In July 2018, the Partnership entered into an agreement with the tenant of the Best Buy store in Lake Geneva, Wisconsin to extend the lease term five years to end on March 31, 2024. As part of the agreement, the annual rent decreased from $149,302 to $129,395 effective February 1, 2019. In addition, beginning on February 1, 2019, the tenant received free rent for one month that equaled $10,783.

In December 2018, the Partnership decided to sell the Applebee’s restaurant in Crawfordsville, Indiana. In January 2019, the Partnership entered into an agreement to sell the property to an unrelated third party. On April 8, 2019, the sale closed with the Partnership receiving net proceeds of $1,863,691, which resulted in a net gain of $655,332. At the time of sale, the cost and related accumulated depreciation was $1,856,656 and $648,297, respectively.

In June 2019, the Partnership entered into an agreement with the tenant of the Tractor Supply Company store in Grand Forks, North Dakota to extend the lease term ten years to end on November 30, 2030. The annual rent remained the same with a 4.0% increase scheduled to occur after five years. As part of the agreement, the Partnership paid a tenant improvement allowance of $30,000 that was capitalized.
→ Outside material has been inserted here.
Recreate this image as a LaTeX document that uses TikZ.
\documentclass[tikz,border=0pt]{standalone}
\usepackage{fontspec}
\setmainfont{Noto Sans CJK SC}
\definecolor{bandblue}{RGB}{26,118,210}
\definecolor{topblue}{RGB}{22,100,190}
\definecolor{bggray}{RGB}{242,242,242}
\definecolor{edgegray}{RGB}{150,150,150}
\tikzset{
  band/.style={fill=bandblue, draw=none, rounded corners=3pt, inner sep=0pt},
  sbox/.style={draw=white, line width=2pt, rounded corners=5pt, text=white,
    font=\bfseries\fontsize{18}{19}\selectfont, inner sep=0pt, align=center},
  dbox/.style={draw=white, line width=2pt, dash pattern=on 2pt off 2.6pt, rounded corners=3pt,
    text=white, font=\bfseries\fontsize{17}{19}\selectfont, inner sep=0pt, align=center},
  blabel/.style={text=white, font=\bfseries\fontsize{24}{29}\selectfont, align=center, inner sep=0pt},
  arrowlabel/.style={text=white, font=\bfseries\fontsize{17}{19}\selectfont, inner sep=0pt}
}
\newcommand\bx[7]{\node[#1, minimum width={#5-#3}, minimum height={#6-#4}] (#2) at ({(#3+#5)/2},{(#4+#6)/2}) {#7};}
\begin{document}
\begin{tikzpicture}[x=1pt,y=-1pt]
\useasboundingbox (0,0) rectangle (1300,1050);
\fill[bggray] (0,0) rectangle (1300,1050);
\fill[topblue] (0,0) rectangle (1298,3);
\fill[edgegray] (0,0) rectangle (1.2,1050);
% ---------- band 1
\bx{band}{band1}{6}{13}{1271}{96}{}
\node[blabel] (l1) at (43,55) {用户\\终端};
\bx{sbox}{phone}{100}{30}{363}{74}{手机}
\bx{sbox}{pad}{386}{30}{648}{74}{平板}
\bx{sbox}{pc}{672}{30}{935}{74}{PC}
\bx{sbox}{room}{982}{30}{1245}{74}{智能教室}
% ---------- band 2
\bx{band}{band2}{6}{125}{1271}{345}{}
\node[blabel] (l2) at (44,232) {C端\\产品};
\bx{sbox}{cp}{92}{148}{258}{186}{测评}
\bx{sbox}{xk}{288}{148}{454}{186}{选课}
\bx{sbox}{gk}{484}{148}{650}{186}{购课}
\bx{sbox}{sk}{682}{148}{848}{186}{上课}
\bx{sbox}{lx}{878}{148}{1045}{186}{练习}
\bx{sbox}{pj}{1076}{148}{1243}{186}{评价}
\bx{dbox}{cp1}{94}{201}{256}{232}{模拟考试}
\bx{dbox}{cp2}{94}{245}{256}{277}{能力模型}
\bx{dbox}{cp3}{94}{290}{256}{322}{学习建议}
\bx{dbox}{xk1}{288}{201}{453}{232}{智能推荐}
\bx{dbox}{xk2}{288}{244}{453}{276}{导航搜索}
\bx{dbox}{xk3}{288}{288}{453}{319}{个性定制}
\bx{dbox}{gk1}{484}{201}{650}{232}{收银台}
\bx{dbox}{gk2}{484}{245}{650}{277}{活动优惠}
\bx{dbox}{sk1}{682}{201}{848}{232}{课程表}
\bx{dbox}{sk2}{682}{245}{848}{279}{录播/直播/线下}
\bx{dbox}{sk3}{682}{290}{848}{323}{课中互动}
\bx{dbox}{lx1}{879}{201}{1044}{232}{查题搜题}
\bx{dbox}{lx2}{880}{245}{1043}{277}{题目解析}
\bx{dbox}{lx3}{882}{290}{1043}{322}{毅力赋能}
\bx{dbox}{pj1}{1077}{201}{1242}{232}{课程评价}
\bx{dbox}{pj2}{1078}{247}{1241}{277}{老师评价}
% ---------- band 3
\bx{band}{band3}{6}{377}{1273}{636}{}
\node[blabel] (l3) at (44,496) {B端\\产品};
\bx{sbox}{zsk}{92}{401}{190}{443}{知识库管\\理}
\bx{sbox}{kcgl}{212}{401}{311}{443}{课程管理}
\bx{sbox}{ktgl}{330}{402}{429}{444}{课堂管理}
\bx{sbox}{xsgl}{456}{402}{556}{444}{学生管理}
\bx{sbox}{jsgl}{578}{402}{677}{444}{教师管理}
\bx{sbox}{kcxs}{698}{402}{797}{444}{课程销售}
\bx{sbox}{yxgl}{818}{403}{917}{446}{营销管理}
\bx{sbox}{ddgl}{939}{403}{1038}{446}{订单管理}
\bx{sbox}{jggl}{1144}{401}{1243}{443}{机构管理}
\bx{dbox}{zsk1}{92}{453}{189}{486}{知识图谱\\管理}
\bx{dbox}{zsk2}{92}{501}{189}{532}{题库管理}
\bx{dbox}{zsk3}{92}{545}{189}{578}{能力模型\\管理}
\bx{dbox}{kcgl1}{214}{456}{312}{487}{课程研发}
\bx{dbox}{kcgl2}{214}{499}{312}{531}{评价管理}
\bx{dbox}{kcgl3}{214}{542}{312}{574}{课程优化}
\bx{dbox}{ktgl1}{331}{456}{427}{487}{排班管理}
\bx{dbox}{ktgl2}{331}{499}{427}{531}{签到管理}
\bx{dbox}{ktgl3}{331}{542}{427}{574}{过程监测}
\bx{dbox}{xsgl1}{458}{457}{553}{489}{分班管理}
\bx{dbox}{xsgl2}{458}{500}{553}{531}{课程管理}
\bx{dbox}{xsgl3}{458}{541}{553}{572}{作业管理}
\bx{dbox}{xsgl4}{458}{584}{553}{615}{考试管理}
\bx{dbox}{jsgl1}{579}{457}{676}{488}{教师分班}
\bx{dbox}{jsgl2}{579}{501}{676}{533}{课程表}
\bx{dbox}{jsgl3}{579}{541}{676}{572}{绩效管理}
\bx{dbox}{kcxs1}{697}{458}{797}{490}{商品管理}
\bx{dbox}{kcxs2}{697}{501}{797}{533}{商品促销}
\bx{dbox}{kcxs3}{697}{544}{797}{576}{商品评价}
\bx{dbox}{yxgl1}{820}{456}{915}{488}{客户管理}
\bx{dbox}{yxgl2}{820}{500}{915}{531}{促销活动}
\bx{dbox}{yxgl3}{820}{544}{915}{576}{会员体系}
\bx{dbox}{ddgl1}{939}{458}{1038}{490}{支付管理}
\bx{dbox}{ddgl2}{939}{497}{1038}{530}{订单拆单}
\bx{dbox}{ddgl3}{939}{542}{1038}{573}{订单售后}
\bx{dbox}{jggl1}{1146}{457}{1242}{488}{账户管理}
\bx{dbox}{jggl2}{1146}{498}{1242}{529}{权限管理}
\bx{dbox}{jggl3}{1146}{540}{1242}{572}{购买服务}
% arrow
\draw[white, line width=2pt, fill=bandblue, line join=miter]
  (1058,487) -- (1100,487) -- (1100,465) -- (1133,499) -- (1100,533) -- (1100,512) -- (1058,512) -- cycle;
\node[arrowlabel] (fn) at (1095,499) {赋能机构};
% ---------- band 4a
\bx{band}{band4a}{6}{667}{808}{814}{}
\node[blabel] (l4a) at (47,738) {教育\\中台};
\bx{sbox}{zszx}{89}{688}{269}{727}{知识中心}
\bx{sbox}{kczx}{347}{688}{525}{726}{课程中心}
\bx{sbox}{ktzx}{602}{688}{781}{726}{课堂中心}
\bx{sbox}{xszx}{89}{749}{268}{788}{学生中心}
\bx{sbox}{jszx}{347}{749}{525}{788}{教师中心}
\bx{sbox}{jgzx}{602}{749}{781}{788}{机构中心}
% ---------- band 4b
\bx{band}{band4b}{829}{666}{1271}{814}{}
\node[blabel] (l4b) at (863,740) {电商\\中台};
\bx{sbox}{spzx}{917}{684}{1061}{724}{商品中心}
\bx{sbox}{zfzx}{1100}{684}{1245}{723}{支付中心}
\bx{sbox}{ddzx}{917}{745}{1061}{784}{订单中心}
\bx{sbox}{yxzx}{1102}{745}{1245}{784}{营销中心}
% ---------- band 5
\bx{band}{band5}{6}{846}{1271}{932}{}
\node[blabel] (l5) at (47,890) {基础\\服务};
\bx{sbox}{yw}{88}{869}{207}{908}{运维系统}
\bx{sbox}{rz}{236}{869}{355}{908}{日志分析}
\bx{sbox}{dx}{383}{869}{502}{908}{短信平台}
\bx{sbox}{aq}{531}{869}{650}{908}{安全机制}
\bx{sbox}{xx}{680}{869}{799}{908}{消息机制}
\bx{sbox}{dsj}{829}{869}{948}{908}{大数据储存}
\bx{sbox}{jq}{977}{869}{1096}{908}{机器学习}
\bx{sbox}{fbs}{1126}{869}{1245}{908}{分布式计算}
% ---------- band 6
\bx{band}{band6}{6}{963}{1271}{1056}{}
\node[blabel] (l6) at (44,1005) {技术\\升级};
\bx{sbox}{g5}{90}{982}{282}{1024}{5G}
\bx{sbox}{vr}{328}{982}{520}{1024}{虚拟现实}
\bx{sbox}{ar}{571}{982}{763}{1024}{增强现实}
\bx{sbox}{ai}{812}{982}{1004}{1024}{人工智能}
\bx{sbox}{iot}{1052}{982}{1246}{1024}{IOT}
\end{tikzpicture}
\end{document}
In June 2019, the Partnership reached an agreement to sell its 50% interest in the Tractor Supply Company store to an unrelated third party. On August 1, 2019, the sale closed with the Partnership receiving net proceeds of approximately $1,739,000, which resulted in a net gain of approximately $885,800. At the time of sale, the cost and related accumulated depreciation was $1,433,874 and $580,717, respectively. At June 30, 2019, the property was classified as Real Estate Held for Sale with a carrying value of $853,157.

In April 2020, the Partnership entered into an agreement with the tenant of the PetSmart store in Galveston, Texas to extend the lease term ten years to end on April 30, 2032. As part of the agreement, the Partnership paid a tenant improvement allowance of $42,500 that was capitalized.

In May 2020, the Partnership reached an agreement to sell its 34% interest in the PetSmart store to an unrelated third party. On July 28, 2020, the sale closed with the Partnership receiving net proceeds of approximately $935,300, which resulted in a net gain of approximately $325,600. At the time of sale, the cost and related accumulated depreciation and amortization was $867,000 and $257,218, respectively. At June 30, 2020, the property was classified as Real Estate Held for Sale with a carrying value of $609,782.

On July 31, 2020, the Partnership purchased a 50% interest in a Talecris plasma facility in Dallas, Texas for $2,697,450. The property is leased to Talecris Plasma Resources, Inc. under a lease agreement with a remaining primary term of 8.1 years (as of the date of purchase) and annual rent of $182,035. The remaining interest in this property was purchased by AEI Income & Growth Fund 25 LLC, an affiliate of the Partnership.

The Partnership owns a 28% interest in a Staples store in Clermont, Florida. The remaining interests in the property are owned by affiliates of the Partnership. On July 17, 2020, the lease term ended, and the tenant returned possession of the property to the owners. While the property is vacant, the Partnership is responsible for its 28% share of real estate taxes and other costs associated with maintaining the property. The owners have listed the property for sale or lease with a real estate broker in the Clermont area. The annual rent from this property represented approximately 15% of the total annual rent of the Partnership’s property portfolio. The loss of rent and increased expenses related to this property will decrease the Partnership’s cash flow. However, at this time, the Partnership does not anticipate the need to further reduce its regular quarterly cash distribution rate.